Utterly random: I totally missed that Caroline Dhavernas played
a bit part in an episode of SAJV. Huh. *insert obligatory "there are only thirty Canadian actors in existence" remark*
*
I spent the week reading
Emma, and to no one's greater surprise than my own, I enjoyed the hell out of it. Well, not the hell. Maybe just the heck. Or even the aitch-ee-double-hockey-sticks, to get progressively more euphemistic and to further damn with faint praise. It did have its issues, such as being able to see Mr. Elton actually being interested in Emma rather than Harriet coming from 90 pages away. And in my edition, I believe that particular denoument actually came on page 85, so you can see how obvious it was. Also, Emma was certainly a twit at times. I so desperately wanted Harriet to, at the end of the book, call her on her twitiness, rather than being so freaking polite.
I did enjoy Mr. Knightley. He brought the snark, which was oh so necessary at times. Frank was cool too, even if he was caddish. At least he was lively. And despite its faults, the book chugged along at a pretty good pace for Austen (I read the first half all at once last Saturday). I particularly liked when the young people started playing a game with the little Knightleys's twig alphabet, if only because it reminded me of the line "We would surprise each other with alphabets made of twigs" in Billy Collins's "Nostalgia," which is one of my favorite poems.
Also, there was NO SIMPERING, YAY. Mucho gusto. Emma was stuck up, sure, but she didn't simper and she wasn't perfect. She made mistakes, got called on them, and acknowledged the errors, at least some of the time, unlike Miss Perfect, who never did anything wrong and whom everyone loved without exception. I can't imagine Emma having an attack of the vapors at being called competent, unlike SOME I could name. Jane, Harriet, and Mrs. Weston were fairly excellent as well.
But there's something about the smallness of the world in Austen's novels that bugs me--the limited settings, casts of characters, and prospects for those characters. I know she was writing what she knew, but I certainly do long for a trip to London even more than some of her characters do. I do appreciate that this novel makes use of the widest social strata Austen ever used in a book (according to one of the essays at the back of the Norton Critical Edition I checked out, anyway), which was interesting, but man...I almost enjoyed hearing about Maple Grove because it wasn't in freaking Surrey. And I
hated Mrs. Elton--as one was supposed to--so that's saying something.

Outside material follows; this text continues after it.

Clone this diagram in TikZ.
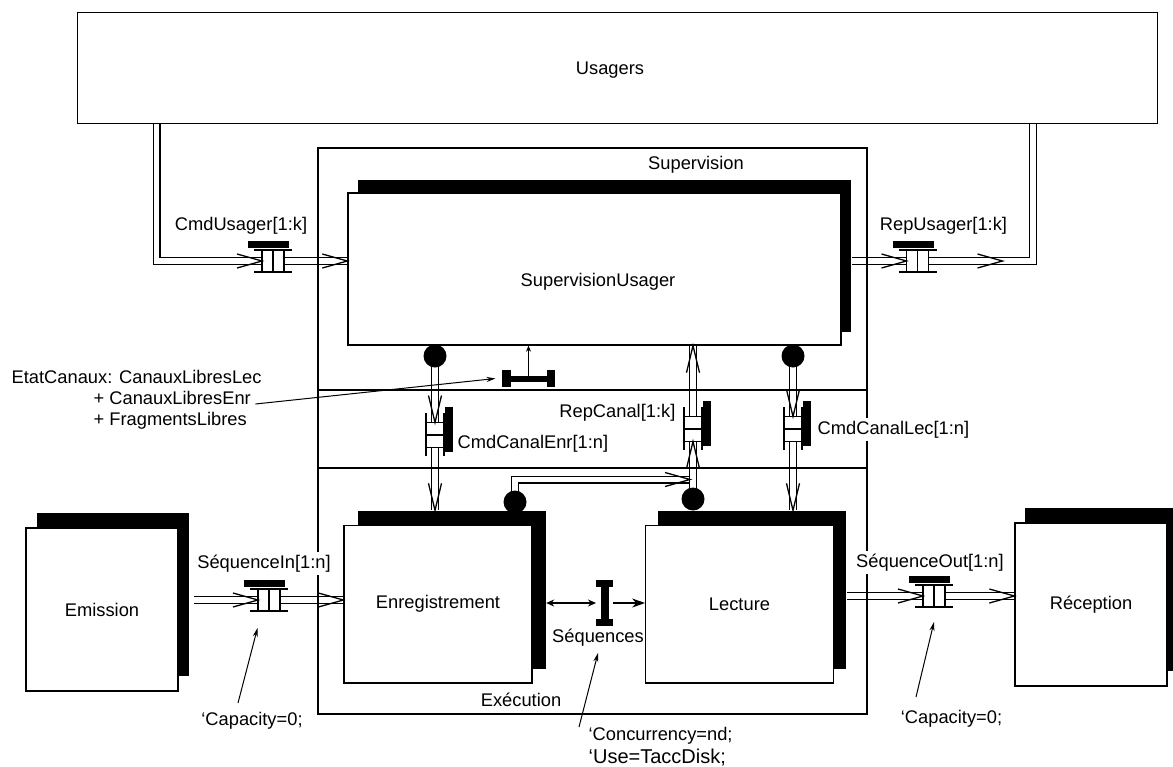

I just keep thinking of how Elizabeth Gaskell treats the same basic plot of P&P in
North and South, for example, and I like that treatment a lot more than I like Austen's, because it both acknowledges and even for its plot depends on the existence of a world greater in geography and humanity than this tiny circumscribed village and class. (I guess part of the attraction of Austen's novels now is escape to that world of leisure--well, leisure accompanied by the very serious necessity for the women of finding a husband who could support them, which is fairly fascinating in its own right, I suppose--which I have absolutely nothing against, just...in smaller doses, maybe. And it can be a very, very long time before I read about everyone being concerned about catching cold from a draft in a hallway where they will spend all of five seconds walking from one end to the other, oh my GOD, people, you are all a bunch of raving HYPOCHONDRIACS.)
Now, onto
The Voyage Out, which, if V.Wo is true to form, will be about a disheartened and suicidal married woman in London. Am I right?